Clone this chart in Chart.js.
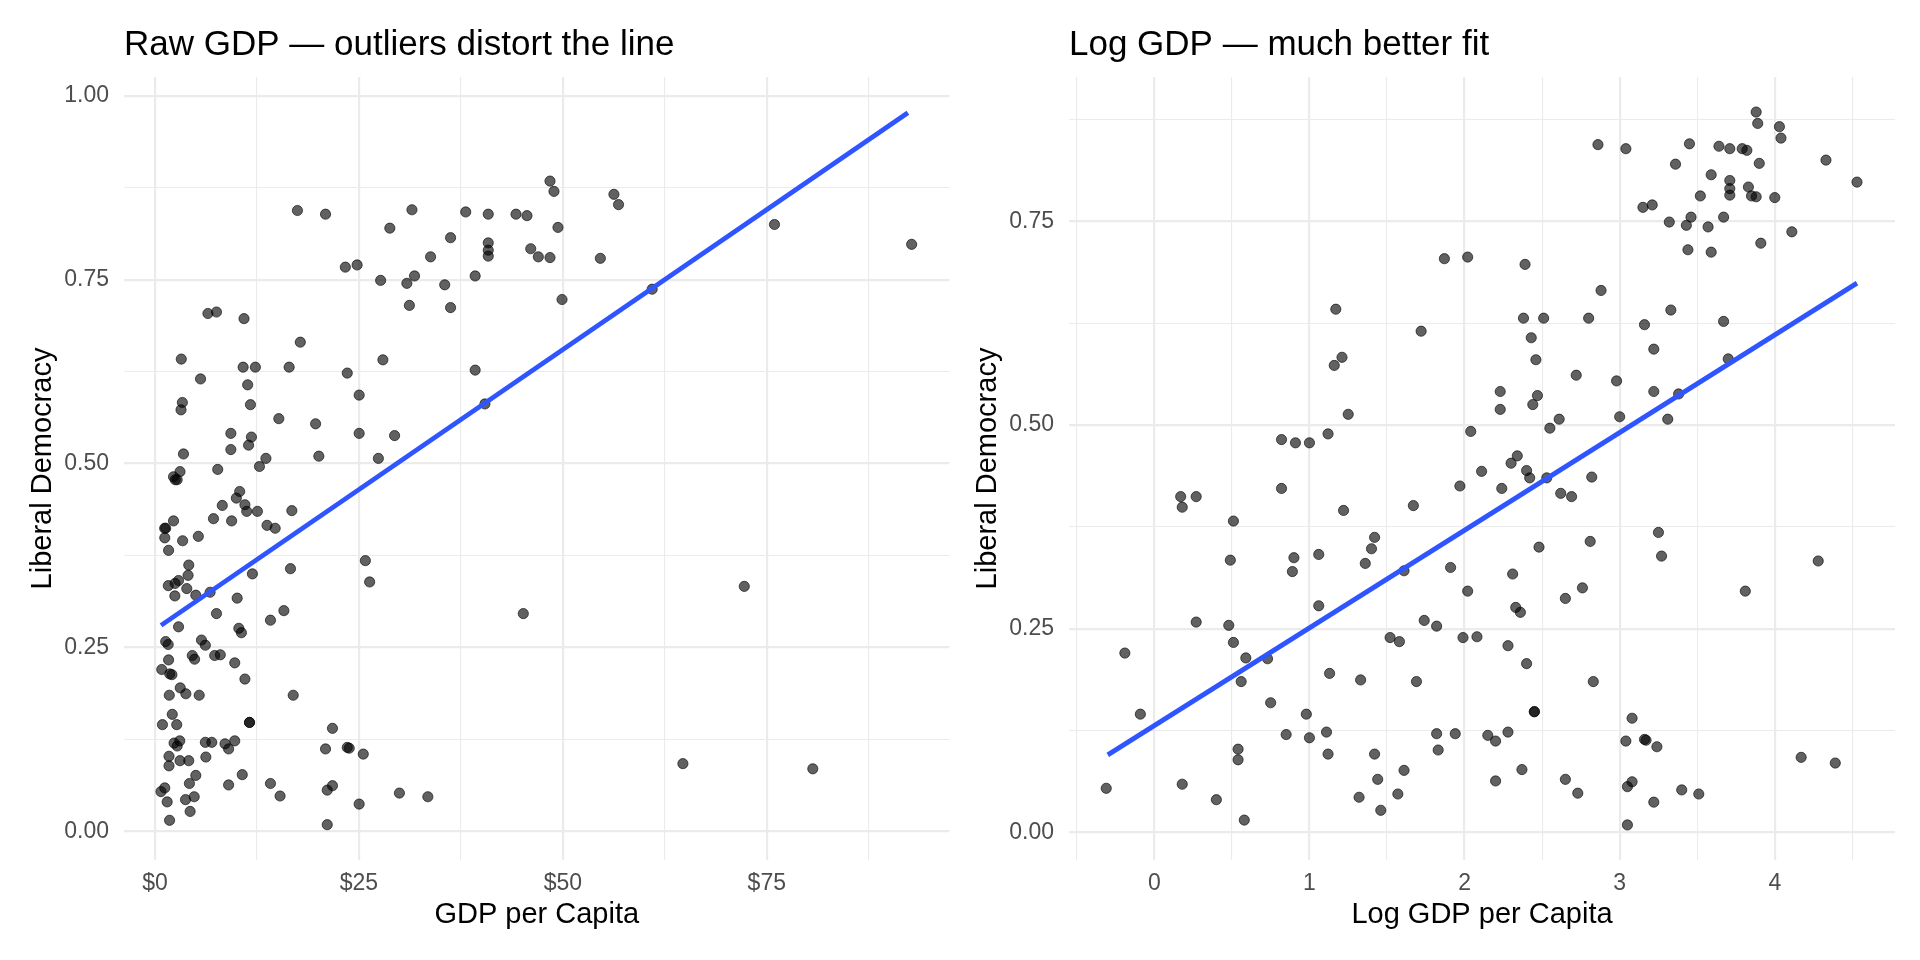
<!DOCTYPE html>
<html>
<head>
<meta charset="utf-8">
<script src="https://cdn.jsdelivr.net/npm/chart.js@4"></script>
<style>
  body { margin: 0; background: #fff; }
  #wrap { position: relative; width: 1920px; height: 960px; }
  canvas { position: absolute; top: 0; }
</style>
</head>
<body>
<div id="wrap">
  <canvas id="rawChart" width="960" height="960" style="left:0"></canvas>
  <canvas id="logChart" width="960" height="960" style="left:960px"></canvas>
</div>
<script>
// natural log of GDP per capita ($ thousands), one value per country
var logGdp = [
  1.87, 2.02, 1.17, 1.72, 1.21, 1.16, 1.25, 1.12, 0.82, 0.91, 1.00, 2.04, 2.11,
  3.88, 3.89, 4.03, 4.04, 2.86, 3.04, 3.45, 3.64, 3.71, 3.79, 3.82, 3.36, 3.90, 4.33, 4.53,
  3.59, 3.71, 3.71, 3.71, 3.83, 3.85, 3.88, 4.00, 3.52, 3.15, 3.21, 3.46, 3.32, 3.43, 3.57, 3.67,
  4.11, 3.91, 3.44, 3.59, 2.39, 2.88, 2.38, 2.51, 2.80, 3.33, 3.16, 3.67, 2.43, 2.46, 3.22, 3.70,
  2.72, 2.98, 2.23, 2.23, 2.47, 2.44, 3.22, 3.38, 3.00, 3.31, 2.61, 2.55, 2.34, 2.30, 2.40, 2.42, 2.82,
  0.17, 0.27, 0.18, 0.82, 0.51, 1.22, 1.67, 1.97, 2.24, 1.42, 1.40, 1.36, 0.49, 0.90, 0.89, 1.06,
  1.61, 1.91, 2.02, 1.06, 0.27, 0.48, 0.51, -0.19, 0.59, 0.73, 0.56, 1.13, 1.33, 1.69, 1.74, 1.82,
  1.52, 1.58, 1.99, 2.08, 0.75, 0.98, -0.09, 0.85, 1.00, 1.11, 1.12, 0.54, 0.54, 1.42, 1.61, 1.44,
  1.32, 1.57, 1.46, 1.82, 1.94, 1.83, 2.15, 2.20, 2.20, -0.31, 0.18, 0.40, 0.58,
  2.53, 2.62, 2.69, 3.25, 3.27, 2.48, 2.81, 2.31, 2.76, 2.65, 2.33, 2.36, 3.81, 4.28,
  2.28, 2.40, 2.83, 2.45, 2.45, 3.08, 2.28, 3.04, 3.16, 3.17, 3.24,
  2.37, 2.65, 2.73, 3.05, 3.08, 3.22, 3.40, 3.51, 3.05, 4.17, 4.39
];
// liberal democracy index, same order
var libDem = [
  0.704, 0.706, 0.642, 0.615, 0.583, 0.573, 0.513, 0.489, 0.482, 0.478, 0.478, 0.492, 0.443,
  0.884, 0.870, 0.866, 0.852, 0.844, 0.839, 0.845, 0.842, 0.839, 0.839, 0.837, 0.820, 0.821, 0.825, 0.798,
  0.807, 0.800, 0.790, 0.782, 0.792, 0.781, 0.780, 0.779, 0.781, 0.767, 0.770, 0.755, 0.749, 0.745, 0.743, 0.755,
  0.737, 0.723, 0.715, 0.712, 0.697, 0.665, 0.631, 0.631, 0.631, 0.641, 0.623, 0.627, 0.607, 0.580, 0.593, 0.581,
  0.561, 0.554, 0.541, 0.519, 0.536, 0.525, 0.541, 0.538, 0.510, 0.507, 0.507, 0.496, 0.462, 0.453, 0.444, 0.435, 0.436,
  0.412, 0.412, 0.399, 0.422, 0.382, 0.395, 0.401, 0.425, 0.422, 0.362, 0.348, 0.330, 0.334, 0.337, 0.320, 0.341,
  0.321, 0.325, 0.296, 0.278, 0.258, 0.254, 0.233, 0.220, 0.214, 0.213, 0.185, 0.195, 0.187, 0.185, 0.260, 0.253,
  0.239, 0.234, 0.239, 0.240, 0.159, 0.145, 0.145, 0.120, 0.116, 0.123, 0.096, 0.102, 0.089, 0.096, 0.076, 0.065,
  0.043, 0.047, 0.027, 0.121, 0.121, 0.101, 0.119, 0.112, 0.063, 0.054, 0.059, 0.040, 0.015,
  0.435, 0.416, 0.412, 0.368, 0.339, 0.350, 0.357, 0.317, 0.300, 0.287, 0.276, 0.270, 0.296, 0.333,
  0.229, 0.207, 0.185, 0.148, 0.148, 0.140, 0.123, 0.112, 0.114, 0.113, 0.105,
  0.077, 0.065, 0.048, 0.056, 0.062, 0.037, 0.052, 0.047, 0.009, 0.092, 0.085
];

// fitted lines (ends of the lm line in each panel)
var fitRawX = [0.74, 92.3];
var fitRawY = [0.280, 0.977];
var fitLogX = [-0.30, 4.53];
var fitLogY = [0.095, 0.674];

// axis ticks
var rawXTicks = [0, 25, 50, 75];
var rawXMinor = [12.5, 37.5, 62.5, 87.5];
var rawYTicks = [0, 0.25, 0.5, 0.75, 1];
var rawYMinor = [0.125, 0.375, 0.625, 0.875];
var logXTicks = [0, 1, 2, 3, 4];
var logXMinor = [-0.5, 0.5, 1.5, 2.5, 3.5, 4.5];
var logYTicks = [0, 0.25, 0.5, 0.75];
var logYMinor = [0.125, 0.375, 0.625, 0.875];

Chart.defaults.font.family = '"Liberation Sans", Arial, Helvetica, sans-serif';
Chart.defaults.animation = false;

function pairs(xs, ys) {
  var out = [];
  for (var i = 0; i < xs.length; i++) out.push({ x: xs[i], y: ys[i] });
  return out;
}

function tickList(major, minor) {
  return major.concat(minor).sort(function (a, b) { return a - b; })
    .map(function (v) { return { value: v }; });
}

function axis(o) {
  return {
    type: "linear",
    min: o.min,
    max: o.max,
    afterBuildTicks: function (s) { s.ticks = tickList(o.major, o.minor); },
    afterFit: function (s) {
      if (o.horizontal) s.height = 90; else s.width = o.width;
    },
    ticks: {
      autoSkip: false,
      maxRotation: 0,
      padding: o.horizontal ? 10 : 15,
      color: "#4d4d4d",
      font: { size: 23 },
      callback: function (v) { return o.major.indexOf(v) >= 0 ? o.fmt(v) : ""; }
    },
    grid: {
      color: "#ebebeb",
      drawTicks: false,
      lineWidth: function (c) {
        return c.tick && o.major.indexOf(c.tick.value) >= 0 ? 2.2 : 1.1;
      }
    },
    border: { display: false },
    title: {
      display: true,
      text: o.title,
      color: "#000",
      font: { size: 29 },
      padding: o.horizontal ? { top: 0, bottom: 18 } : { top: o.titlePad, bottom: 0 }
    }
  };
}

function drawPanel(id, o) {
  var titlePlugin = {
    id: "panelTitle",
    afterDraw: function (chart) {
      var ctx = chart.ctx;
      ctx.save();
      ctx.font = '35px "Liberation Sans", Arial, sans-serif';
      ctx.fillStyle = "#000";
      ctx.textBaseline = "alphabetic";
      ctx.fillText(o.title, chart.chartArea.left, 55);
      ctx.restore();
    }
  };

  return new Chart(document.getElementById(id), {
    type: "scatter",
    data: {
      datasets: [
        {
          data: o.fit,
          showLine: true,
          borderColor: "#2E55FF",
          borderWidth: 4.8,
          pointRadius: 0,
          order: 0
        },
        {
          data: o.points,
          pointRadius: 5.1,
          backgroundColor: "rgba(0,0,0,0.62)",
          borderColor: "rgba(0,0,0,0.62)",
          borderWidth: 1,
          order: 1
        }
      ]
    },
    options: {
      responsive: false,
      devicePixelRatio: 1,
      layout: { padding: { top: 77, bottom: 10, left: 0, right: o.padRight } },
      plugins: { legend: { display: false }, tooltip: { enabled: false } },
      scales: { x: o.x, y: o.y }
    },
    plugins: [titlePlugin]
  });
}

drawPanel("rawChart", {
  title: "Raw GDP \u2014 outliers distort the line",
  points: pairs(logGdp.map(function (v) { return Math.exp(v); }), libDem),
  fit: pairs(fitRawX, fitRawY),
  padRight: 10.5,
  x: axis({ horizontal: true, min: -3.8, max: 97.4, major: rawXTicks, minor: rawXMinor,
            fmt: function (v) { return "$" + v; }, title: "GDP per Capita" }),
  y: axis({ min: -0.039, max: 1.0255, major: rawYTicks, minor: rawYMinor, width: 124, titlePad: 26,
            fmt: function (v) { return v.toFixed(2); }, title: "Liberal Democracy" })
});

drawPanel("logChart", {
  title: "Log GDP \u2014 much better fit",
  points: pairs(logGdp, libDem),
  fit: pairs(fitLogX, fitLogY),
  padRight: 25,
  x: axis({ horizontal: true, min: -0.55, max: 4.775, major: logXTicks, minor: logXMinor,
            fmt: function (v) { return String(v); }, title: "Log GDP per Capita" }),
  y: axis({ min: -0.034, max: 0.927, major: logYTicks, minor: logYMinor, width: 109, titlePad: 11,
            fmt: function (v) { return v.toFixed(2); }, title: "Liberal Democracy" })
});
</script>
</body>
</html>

━━━━━━━━

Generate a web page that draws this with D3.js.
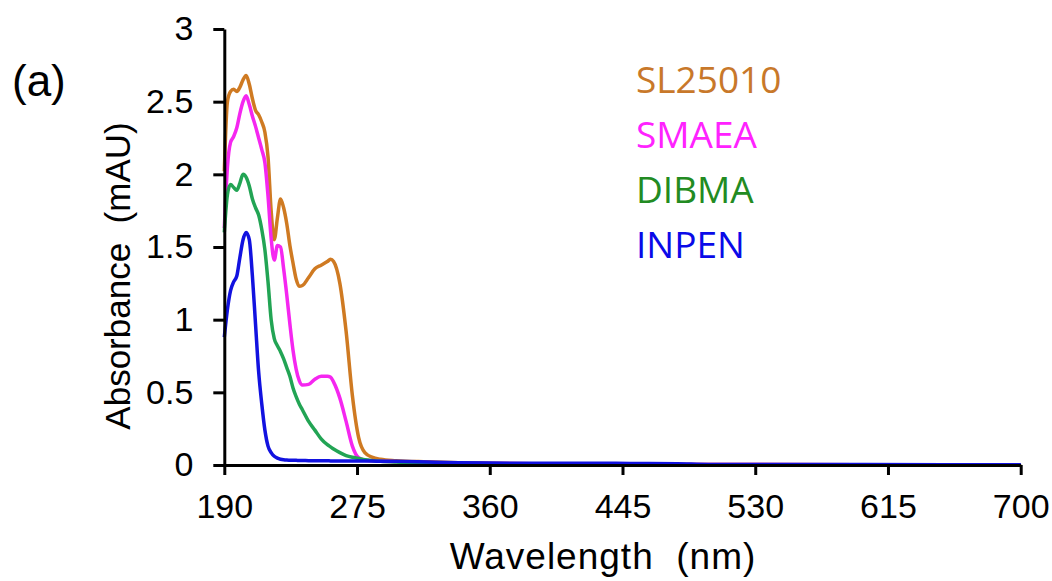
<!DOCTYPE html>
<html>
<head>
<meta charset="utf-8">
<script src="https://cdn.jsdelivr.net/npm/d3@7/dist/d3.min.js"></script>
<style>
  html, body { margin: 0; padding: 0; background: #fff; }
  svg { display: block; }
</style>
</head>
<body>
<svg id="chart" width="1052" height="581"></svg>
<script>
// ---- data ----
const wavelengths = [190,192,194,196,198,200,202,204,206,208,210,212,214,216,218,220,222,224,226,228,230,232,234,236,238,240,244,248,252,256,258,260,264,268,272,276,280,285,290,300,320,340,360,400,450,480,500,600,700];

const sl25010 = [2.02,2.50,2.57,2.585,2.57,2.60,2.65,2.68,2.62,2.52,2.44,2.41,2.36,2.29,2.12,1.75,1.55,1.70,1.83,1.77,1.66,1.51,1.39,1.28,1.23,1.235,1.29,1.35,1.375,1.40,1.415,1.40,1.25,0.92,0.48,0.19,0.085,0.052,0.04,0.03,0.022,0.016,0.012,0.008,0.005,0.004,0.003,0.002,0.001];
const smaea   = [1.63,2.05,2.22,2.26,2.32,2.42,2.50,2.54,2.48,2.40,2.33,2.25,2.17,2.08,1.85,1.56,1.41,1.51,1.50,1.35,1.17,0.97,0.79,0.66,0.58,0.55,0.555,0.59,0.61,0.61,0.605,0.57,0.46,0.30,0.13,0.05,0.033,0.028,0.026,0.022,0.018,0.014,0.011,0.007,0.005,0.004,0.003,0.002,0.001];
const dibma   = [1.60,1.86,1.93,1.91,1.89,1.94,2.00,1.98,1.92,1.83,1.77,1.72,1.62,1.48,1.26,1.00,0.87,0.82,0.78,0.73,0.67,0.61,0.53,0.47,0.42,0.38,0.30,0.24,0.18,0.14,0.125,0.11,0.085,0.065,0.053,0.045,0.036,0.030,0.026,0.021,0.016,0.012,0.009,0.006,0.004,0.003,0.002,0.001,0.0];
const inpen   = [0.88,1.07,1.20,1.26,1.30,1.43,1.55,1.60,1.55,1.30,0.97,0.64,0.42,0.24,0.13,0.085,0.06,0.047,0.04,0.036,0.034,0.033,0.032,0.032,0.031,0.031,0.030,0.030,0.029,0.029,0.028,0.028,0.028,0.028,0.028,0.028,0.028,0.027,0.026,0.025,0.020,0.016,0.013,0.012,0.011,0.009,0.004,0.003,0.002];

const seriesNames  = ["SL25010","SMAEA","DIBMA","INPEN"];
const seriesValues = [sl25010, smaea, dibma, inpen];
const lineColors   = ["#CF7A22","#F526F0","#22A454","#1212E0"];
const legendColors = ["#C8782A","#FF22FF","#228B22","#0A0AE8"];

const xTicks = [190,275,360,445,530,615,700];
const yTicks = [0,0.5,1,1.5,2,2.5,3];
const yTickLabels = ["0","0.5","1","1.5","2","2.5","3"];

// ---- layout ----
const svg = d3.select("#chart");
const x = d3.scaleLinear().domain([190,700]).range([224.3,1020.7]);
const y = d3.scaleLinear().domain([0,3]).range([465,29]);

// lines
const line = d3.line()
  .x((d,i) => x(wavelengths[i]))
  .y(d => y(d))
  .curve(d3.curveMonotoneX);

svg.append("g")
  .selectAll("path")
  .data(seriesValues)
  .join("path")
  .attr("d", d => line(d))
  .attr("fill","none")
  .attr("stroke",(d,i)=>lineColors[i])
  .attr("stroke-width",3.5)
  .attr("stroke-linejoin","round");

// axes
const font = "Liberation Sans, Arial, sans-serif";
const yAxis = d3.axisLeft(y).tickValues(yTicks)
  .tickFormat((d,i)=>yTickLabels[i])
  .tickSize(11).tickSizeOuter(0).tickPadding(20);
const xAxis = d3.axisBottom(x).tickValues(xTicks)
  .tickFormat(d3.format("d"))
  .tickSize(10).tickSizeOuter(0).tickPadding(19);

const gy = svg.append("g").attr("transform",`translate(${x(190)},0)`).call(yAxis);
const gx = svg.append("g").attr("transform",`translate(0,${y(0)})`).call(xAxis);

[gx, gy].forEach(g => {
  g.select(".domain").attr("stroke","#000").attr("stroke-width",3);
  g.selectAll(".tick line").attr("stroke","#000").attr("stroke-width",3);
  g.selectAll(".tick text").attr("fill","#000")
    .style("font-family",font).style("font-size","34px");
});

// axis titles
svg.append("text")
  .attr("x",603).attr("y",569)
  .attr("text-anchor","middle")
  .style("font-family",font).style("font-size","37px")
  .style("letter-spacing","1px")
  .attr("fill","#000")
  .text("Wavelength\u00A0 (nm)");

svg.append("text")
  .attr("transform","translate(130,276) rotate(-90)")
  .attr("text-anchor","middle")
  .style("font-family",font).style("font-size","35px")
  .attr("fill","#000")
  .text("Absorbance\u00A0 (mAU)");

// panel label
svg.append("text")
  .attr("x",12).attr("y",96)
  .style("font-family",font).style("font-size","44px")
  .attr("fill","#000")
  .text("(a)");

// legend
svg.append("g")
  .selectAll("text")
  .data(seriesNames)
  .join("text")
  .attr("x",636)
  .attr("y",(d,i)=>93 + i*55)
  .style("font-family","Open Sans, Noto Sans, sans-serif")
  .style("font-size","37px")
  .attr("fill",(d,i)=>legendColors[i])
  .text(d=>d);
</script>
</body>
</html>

━━━━━━━━

Ascertain the number of lines in the entries that include the word "this", and report only that number.

2